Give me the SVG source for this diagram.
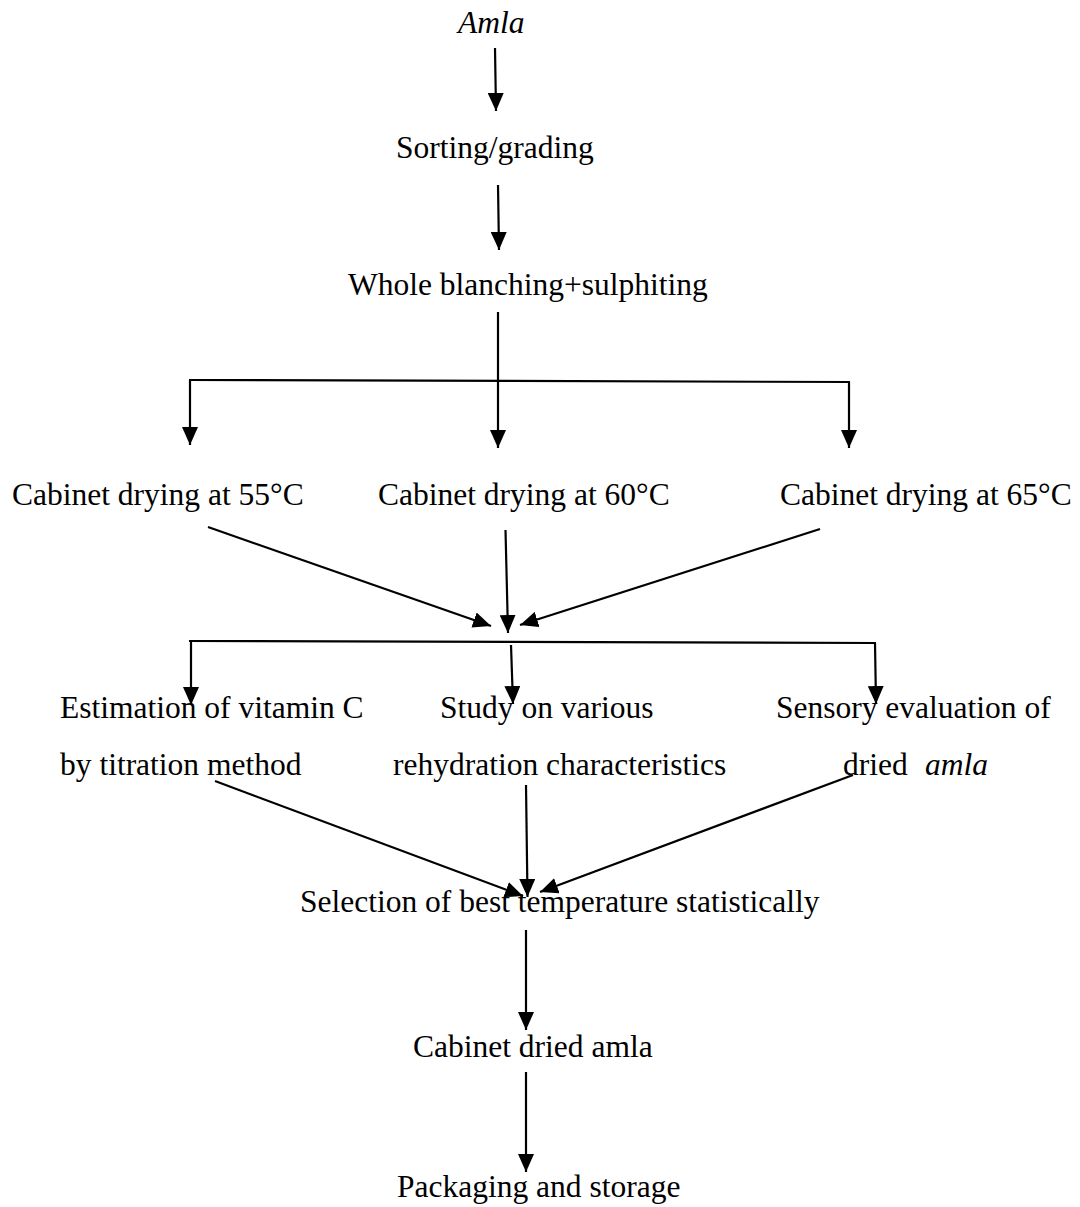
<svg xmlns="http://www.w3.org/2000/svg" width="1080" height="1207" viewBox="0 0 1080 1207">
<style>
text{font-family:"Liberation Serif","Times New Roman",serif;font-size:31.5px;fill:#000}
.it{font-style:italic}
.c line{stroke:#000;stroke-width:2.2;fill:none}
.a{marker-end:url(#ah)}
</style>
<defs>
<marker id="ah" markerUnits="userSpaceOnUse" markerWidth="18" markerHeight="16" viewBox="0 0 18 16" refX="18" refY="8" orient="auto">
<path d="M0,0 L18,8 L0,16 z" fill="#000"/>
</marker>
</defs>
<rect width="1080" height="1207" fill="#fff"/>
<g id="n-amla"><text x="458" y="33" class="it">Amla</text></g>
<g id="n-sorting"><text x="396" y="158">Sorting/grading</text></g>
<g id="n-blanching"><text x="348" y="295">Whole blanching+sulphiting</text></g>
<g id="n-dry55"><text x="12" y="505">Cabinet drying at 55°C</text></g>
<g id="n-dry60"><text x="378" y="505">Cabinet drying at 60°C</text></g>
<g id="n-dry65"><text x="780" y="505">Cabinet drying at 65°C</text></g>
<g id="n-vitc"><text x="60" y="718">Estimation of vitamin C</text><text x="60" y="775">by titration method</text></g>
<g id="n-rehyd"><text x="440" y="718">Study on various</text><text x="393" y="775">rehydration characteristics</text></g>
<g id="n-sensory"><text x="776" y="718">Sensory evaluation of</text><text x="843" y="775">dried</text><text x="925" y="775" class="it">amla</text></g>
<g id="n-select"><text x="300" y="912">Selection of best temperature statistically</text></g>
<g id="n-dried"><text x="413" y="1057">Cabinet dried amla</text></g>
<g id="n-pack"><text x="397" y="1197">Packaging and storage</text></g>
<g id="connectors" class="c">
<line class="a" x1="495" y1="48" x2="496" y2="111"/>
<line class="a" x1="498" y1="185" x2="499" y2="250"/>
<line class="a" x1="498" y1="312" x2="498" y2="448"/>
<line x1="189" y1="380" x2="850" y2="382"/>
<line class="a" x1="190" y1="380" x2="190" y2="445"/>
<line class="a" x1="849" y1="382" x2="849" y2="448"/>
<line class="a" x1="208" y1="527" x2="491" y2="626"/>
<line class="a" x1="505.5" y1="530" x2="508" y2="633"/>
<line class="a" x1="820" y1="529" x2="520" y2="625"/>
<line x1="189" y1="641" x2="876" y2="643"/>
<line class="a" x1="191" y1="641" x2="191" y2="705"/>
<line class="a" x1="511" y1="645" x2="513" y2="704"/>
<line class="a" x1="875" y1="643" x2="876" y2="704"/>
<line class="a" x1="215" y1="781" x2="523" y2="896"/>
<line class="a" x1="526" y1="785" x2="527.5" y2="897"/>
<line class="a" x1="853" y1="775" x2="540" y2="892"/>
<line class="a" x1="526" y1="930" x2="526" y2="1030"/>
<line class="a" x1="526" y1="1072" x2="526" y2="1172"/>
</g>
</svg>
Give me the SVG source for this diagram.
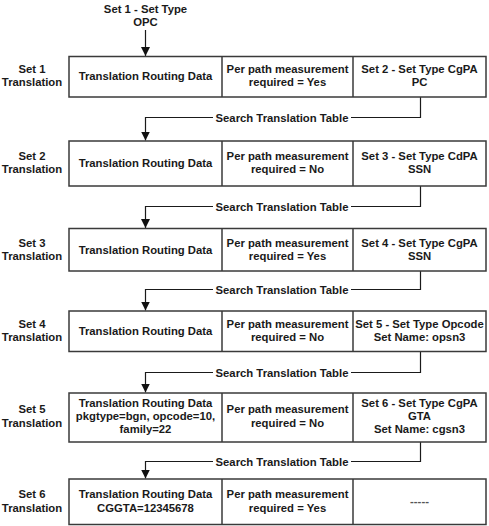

·····

SET TASK:
Return the entries unchanged, save for the pictures, which do not belong in the copy.

RESPONSE:
Give me the SVG source for this diagram.
<svg xmlns="http://www.w3.org/2000/svg" width="1080" height="1207" viewBox="0 0 1080 1207">
<style>
text{font-family:"Liberation Serif","Times New Roman",serif;font-size:31.5px;fill:#000}
.it{font-style:italic}
.c line{stroke:#000;stroke-width:2.2;fill:none}
.a{marker-end:url(#ah)}
</style>
<defs>
<marker id="ah" markerUnits="userSpaceOnUse" markerWidth="18" markerHeight="16" viewBox="0 0 18 16" refX="18" refY="8" orient="auto">
<path d="M0,0 L18,8 L0,16 z" fill="#000"/>
</marker>
</defs>
<rect width="1080" height="1207" fill="#fff"/>
<g id="n-amla"><text x="458" y="33" class="it">Amla</text></g>
<g id="n-sorting"><text x="396" y="158">Sorting/grading</text></g>
<g id="n-blanching"><text x="348" y="295">Whole blanching+sulphiting</text></g>
<g id="n-dry55"><text x="12" y="505">Cabinet drying at 55°C</text></g>
<g id="n-dry60"><text x="378" y="505">Cabinet drying at 60°C</text></g>
<g id="n-dry65"><text x="780" y="505">Cabinet drying at 65°C</text></g>
<g id="n-vitc"><text x="60" y="718">Estimation of vitamin C</text><text x="60" y="775">by titration method</text></g>
<g id="n-rehyd"><text x="440" y="718">Study on various</text><text x="393" y="775">rehydration characteristics</text></g>
<g id="n-sensory"><text x="776" y="718">Sensory evaluation of</text><text x="843" y="775">dried</text><text x="925" y="775" class="it">amla</text></g>
<g id="n-select"><text x="300" y="912">Selection of best temperature statistically</text></g>
<g id="n-dried"><text x="413" y="1057">Cabinet dried amla</text></g>
<g id="n-pack"><text x="397" y="1197">Packaging and storage</text></g>
<g id="connectors" class="c">
<line class="a" x1="495" y1="48" x2="496" y2="111"/>
<line class="a" x1="498" y1="185" x2="499" y2="250"/>
<line class="a" x1="498" y1="312" x2="498" y2="448"/>
<line x1="189" y1="380" x2="850" y2="382"/>
<line class="a" x1="190" y1="380" x2="190" y2="445"/>
<line class="a" x1="849" y1="382" x2="849" y2="448"/>
<line class="a" x1="208" y1="527" x2="491" y2="626"/>
<line class="a" x1="505.5" y1="530" x2="508" y2="633"/>
<line class="a" x1="820" y1="529" x2="520" y2="625"/>
<line x1="189" y1="641" x2="876" y2="643"/>
<line class="a" x1="191" y1="641" x2="191" y2="705"/>
<line class="a" x1="511" y1="645" x2="513" y2="704"/>
<line class="a" x1="875" y1="643" x2="876" y2="704"/>
<line class="a" x1="215" y1="781" x2="523" y2="896"/>
<line class="a" x1="526" y1="785" x2="527.5" y2="897"/>
<line class="a" x1="853" y1="775" x2="540" y2="892"/>
<line class="a" x1="526" y1="930" x2="526" y2="1030"/>
<line class="a" x1="526" y1="1072" x2="526" y2="1172"/>
</g>
</svg>
Give me the SVG source for this diagram.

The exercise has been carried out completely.